Reproduce every record below exactly as written, but leave out any pictures.

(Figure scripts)
******************************
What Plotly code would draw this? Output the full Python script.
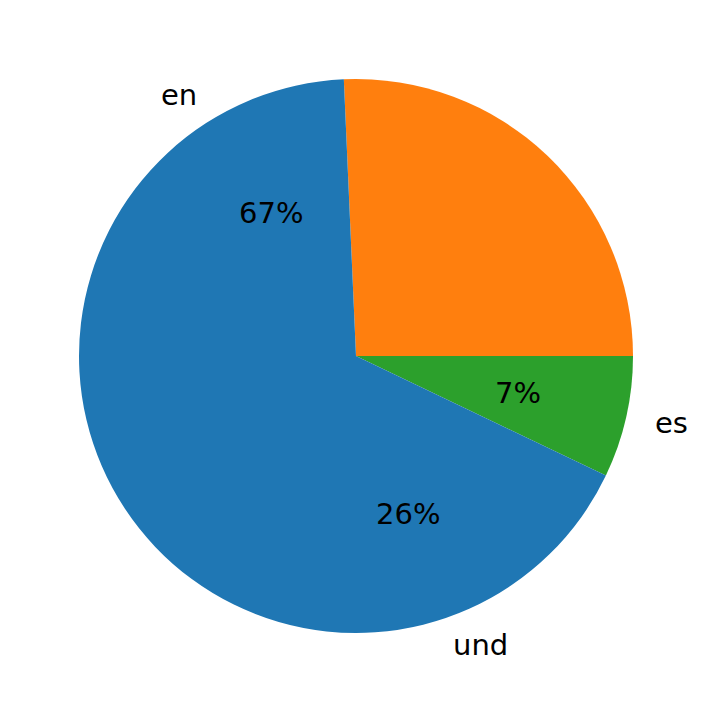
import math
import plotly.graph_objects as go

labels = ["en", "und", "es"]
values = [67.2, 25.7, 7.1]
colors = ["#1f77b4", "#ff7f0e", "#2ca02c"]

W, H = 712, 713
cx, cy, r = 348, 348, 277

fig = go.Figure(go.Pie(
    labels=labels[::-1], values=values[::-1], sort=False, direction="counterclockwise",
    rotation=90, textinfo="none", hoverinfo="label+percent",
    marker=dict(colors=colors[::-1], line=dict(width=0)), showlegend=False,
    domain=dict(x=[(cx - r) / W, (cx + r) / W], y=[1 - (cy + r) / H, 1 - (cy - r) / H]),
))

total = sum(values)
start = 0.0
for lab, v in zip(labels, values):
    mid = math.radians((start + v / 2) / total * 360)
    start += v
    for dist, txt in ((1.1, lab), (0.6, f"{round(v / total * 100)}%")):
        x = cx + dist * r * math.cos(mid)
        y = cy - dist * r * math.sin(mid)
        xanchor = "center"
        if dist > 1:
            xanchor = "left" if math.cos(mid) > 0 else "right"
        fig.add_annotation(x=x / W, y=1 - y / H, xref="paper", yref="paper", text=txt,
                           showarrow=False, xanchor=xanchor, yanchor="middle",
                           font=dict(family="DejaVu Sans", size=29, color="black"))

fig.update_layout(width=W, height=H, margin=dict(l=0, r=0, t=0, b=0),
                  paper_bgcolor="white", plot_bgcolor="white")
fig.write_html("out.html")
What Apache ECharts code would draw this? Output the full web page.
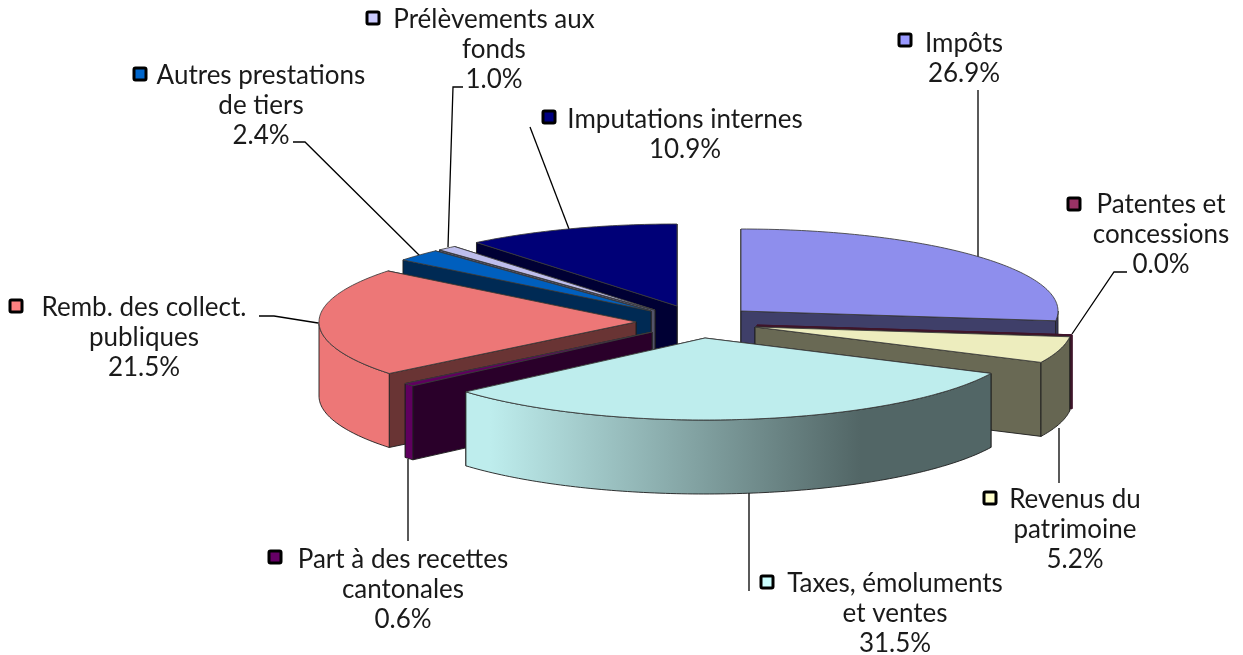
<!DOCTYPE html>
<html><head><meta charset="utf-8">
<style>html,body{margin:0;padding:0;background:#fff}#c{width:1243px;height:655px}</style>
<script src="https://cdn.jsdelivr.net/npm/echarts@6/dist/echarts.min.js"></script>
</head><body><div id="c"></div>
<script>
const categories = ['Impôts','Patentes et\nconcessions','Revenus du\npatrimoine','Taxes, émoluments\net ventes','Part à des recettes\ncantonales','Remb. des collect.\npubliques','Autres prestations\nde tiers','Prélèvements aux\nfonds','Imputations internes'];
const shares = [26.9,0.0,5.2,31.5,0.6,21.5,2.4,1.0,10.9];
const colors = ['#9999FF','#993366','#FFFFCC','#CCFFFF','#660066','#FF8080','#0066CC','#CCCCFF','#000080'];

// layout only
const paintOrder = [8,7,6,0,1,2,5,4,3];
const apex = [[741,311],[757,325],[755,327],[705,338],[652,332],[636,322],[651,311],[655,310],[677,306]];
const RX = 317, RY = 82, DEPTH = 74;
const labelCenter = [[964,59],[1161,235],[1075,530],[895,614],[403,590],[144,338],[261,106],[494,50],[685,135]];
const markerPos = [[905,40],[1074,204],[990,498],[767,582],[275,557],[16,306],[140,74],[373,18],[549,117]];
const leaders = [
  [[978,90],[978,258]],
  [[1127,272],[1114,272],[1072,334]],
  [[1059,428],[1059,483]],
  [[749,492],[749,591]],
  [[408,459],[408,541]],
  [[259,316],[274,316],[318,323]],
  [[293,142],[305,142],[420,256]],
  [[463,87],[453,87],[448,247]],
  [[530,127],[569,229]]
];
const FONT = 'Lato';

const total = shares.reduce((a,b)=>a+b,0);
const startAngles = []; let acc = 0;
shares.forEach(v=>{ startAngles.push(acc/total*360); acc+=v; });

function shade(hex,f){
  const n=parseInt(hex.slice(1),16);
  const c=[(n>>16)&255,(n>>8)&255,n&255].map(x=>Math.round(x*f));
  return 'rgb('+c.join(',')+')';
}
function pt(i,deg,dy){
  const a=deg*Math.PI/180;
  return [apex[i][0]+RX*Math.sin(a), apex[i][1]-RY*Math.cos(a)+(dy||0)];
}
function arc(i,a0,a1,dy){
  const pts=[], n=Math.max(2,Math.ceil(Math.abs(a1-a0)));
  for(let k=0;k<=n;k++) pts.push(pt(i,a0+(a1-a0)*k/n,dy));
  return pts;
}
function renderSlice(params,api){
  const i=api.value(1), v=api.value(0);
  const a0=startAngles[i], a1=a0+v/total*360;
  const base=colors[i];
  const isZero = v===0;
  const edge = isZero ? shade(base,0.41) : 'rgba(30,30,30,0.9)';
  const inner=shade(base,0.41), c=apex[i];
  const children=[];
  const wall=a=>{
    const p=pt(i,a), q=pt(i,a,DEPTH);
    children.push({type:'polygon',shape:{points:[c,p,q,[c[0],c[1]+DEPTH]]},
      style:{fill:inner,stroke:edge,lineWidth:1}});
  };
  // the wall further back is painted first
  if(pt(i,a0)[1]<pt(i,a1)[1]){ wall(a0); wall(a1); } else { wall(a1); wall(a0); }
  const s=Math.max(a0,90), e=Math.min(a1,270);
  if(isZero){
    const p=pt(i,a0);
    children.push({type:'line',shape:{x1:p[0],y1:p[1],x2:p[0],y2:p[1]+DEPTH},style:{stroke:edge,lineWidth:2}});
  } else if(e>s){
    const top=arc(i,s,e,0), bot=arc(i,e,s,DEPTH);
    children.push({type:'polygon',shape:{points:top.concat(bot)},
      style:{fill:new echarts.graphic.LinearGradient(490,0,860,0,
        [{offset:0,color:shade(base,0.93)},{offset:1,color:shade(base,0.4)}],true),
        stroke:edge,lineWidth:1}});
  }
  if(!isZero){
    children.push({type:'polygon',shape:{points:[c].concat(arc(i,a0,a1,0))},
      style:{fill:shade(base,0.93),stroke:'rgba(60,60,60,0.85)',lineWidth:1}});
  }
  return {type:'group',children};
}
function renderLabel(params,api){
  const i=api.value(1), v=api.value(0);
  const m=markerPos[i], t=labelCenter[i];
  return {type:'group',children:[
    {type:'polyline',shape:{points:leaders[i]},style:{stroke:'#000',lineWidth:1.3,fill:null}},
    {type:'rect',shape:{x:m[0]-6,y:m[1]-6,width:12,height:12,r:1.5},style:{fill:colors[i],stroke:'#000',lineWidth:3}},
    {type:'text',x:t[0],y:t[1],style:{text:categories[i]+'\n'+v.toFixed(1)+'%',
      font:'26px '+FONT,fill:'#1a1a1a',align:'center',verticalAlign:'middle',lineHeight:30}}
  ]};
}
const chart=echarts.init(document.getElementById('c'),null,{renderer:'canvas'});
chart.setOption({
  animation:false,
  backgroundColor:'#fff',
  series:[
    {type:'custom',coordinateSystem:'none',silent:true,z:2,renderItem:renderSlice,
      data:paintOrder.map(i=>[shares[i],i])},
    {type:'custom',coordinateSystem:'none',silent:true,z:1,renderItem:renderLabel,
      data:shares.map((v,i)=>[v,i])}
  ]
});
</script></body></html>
******************************
- [CORRECT RESPONSE]
What Plotly code would draw this? Output the full Python script.
import math
import plotly.graph_objects as go

labels = ["en", "und", "es"]
values = [67.2, 25.7, 7.1]
colors = ["#1f77b4", "#ff7f0e", "#2ca02c"]

W, H = 712, 713
cx, cy, r = 348, 348, 277

fig = go.Figure(go.Pie(
    labels=labels[::-1], values=values[::-1], sort=False, direction="counterclockwise",
    rotation=90, textinfo="none", hoverinfo="label+percent",
    marker=dict(colors=colors[::-1], line=dict(width=0)), showlegend=False,
    domain=dict(x=[(cx - r) / W, (cx + r) / W], y=[1 - (cy + r) / H, 1 - (cy - r) / H]),
))

total = sum(values)
start = 0.0
for lab, v in zip(labels, values):
    mid = math.radians((start + v / 2) / total * 360)
    start += v
    for dist, txt in ((1.1, lab), (0.6, f"{round(v / total * 100)}%")):
        x = cx + dist * r * math.cos(mid)
        y = cy - dist * r * math.sin(mid)
        xanchor = "center"
        if dist > 1:
            xanchor = "left" if math.cos(mid) > 0 else "right"
        fig.add_annotation(x=x / W, y=1 - y / H, xref="paper", yref="paper", text=txt,
                           showarrow=False, xanchor=xanchor, yanchor="middle",
                           font=dict(family="DejaVu Sans", size=29, color="black"))

fig.update_layout(width=W, height=H, margin=dict(l=0, r=0, t=0, b=0),
                  paper_bgcolor="white", plot_bgcolor="white")
fig.write_html("out.html")
What Apache ECharts code would draw this? Output the full web page.
<!DOCTYPE html>
<html><head><meta charset="utf-8">
<style>html,body{margin:0;padding:0;background:#fff}#c{width:1243px;height:655px}</style>
<script src="https://cdn.jsdelivr.net/npm/echarts@6/dist/echarts.min.js"></script>
</head><body><div id="c"></div>
<script>
const categories = ['Impôts','Patentes et\nconcessions','Revenus du\npatrimoine','Taxes, émoluments\net ventes','Part à des recettes\ncantonales','Remb. des collect.\npubliques','Autres prestations\nde tiers','Prélèvements aux\nfonds','Imputations internes'];
const shares = [26.9,0.0,5.2,31.5,0.6,21.5,2.4,1.0,10.9];
const colors = ['#9999FF','#993366','#FFFFCC','#CCFFFF','#660066','#FF8080','#0066CC','#CCCCFF','#000080'];

// layout only
const paintOrder = [8,7,6,0,1,2,5,4,3];
const apex = [[741,311],[757,325],[755,327],[705,338],[652,332],[636,322],[651,311],[655,310],[677,306]];
const RX = 317, RY = 82, DEPTH = 74;
const labelCenter = [[964,59],[1161,235],[1075,530],[895,614],[403,590],[144,338],[261,106],[494,50],[685,135]];
const markerPos = [[905,40],[1074,204],[990,498],[767,582],[275,557],[16,306],[140,74],[373,18],[549,117]];
const leaders = [
  [[978,90],[978,258]],
  [[1127,272],[1114,272],[1072,334]],
  [[1059,428],[1059,483]],
  [[749,492],[749,591]],
  [[408,459],[408,541]],
  [[259,316],[274,316],[318,323]],
  [[293,142],[305,142],[420,256]],
  [[463,87],[453,87],[448,247]],
  [[530,127],[569,229]]
];
const FONT = 'Lato';

const total = shares.reduce((a,b)=>a+b,0);
const startAngles = []; let acc = 0;
shares.forEach(v=>{ startAngles.push(acc/total*360); acc+=v; });

function shade(hex,f){
  const n=parseInt(hex.slice(1),16);
  const c=[(n>>16)&255,(n>>8)&255,n&255].map(x=>Math.round(x*f));
  return 'rgb('+c.join(',')+')';
}
function pt(i,deg,dy){
  const a=deg*Math.PI/180;
  return [apex[i][0]+RX*Math.sin(a), apex[i][1]-RY*Math.cos(a)+(dy||0)];
}
function arc(i,a0,a1,dy){
  const pts=[], n=Math.max(2,Math.ceil(Math.abs(a1-a0)));
  for(let k=0;k<=n;k++) pts.push(pt(i,a0+(a1-a0)*k/n,dy));
  return pts;
}
function renderSlice(params,api){
  const i=api.value(1), v=api.value(0);
  const a0=startAngles[i], a1=a0+v/total*360;
  const base=colors[i];
  const isZero = v===0;
  const edge = isZero ? shade(base,0.41) : 'rgba(30,30,30,0.9)';
  const inner=shade(base,0.41), c=apex[i];
  const children=[];
  const wall=a=>{
    const p=pt(i,a), q=pt(i,a,DEPTH);
    children.push({type:'polygon',shape:{points:[c,p,q,[c[0],c[1]+DEPTH]]},
      style:{fill:inner,stroke:edge,lineWidth:1}});
  };
  // the wall further back is painted first
  if(pt(i,a0)[1]<pt(i,a1)[1]){ wall(a0); wall(a1); } else { wall(a1); wall(a0); }
  const s=Math.max(a0,90), e=Math.min(a1,270);
  if(isZero){
    const p=pt(i,a0);
    children.push({type:'line',shape:{x1:p[0],y1:p[1],x2:p[0],y2:p[1]+DEPTH},style:{stroke:edge,lineWidth:2}});
  } else if(e>s){
    const top=arc(i,s,e,0), bot=arc(i,e,s,DEPTH);
    children.push({type:'polygon',shape:{points:top.concat(bot)},
      style:{fill:new echarts.graphic.LinearGradient(490,0,860,0,
        [{offset:0,color:shade(base,0.93)},{offset:1,color:shade(base,0.4)}],true),
        stroke:edge,lineWidth:1}});
  }
  if(!isZero){
    children.push({type:'polygon',shape:{points:[c].concat(arc(i,a0,a1,0))},
      style:{fill:shade(base,0.93),stroke:'rgba(60,60,60,0.85)',lineWidth:1}});
  }
  return {type:'group',children};
}
function renderLabel(params,api){
  const i=api.value(1), v=api.value(0);
  const m=markerPos[i], t=labelCenter[i];
  return {type:'group',children:[
    {type:'polyline',shape:{points:leaders[i]},style:{stroke:'#000',lineWidth:1.3,fill:null}},
    {type:'rect',shape:{x:m[0]-6,y:m[1]-6,width:12,height:12,r:1.5},style:{fill:colors[i],stroke:'#000',lineWidth:3}},
    {type:'text',x:t[0],y:t[1],style:{text:categories[i]+'\n'+v.toFixed(1)+'%',
      font:'26px '+FONT,fill:'#1a1a1a',align:'center',verticalAlign:'middle',lineHeight:30}}
  ]};
}
const chart=echarts.init(document.getElementById('c'),null,{renderer:'canvas'});
chart.setOption({
  animation:false,
  backgroundColor:'#fff',
  series:[
    {type:'custom',coordinateSystem:'none',silent:true,z:2,renderItem:renderSlice,
      data:paintOrder.map(i=>[shares[i],i])},
    {type:'custom',coordinateSystem:'none',silent:true,z:1,renderItem:renderLabel,
      data:shares.map((v,i)=>[v,i])}
  ]
});
</script></body></html>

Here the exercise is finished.